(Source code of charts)
^^^^
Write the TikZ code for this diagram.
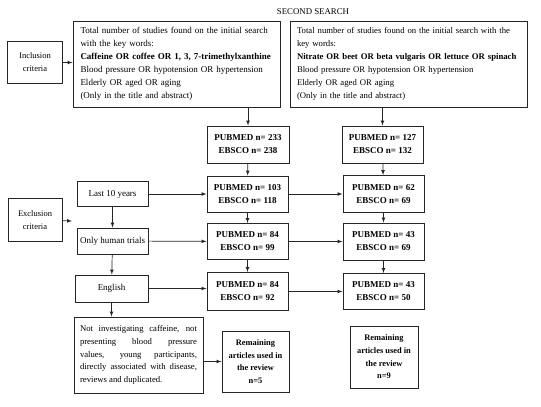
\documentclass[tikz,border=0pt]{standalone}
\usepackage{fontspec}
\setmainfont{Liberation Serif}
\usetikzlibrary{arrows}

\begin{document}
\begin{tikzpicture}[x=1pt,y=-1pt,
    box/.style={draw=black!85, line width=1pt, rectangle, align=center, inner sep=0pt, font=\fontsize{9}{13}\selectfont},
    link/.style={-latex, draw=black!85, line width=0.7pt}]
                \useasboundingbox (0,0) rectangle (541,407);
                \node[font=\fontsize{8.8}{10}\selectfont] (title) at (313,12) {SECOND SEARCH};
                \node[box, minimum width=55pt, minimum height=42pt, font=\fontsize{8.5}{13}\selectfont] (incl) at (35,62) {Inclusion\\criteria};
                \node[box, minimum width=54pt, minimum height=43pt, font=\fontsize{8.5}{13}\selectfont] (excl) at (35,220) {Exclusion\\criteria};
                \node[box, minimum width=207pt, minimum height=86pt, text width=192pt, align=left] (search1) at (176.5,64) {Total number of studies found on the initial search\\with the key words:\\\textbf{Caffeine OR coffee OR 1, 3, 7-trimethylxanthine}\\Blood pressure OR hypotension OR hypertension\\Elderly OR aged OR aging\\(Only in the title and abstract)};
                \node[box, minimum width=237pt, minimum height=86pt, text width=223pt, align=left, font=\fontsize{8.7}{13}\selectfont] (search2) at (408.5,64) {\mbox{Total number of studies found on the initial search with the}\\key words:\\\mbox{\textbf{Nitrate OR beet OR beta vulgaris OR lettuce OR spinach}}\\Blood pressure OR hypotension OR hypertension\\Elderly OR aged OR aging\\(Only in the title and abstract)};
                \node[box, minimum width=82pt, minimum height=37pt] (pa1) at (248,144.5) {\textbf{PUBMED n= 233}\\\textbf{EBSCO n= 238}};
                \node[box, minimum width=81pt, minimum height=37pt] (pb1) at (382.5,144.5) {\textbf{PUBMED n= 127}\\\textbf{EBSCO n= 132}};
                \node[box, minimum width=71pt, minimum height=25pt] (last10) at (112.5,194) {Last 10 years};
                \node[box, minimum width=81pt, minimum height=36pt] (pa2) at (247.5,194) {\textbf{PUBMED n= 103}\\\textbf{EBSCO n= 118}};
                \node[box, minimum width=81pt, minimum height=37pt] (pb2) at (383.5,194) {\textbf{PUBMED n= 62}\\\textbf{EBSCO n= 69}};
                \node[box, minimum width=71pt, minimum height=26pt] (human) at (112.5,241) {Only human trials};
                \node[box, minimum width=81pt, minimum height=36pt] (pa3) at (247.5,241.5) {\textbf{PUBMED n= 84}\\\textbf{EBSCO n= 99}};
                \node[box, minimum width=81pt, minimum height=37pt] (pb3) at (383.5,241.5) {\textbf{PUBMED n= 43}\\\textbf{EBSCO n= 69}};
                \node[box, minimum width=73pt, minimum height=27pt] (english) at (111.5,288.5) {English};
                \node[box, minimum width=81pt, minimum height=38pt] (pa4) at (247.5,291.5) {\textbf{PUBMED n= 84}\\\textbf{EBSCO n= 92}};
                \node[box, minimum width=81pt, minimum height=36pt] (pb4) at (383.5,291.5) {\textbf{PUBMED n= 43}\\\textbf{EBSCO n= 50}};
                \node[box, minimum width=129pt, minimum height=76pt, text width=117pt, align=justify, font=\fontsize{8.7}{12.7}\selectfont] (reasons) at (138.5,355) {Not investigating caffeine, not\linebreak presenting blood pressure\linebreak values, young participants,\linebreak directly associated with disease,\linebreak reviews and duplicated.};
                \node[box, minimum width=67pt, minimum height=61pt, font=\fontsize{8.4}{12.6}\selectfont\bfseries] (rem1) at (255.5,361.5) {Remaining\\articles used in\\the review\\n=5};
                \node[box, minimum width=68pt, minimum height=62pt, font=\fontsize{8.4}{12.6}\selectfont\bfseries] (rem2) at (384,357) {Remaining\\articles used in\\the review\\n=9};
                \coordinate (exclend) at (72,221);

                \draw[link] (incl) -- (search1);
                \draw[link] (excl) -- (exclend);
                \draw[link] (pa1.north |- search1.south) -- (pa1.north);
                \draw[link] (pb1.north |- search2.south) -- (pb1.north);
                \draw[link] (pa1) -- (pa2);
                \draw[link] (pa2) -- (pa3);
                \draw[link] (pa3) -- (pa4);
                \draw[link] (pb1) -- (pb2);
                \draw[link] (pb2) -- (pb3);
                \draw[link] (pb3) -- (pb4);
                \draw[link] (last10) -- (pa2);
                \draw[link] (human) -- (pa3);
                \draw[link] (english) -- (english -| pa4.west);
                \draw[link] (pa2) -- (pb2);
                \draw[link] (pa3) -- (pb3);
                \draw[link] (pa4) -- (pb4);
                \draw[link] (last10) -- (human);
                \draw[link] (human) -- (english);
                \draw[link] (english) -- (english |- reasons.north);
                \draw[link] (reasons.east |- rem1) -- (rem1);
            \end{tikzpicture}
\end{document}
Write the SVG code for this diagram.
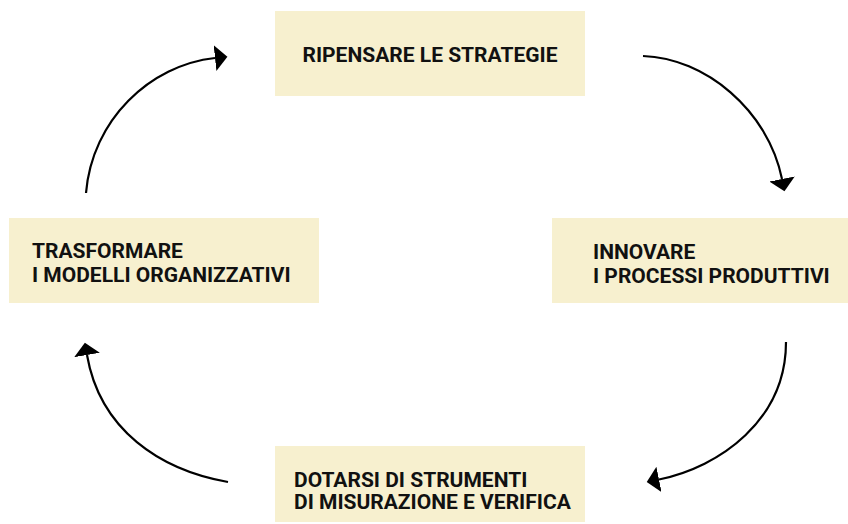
^^^^
* _Exercise_
Using the entries above, return each line in which the word "this" occurs.

* _Reply_
Write the TikZ code for this diagram.
Write the SVG code for this diagram.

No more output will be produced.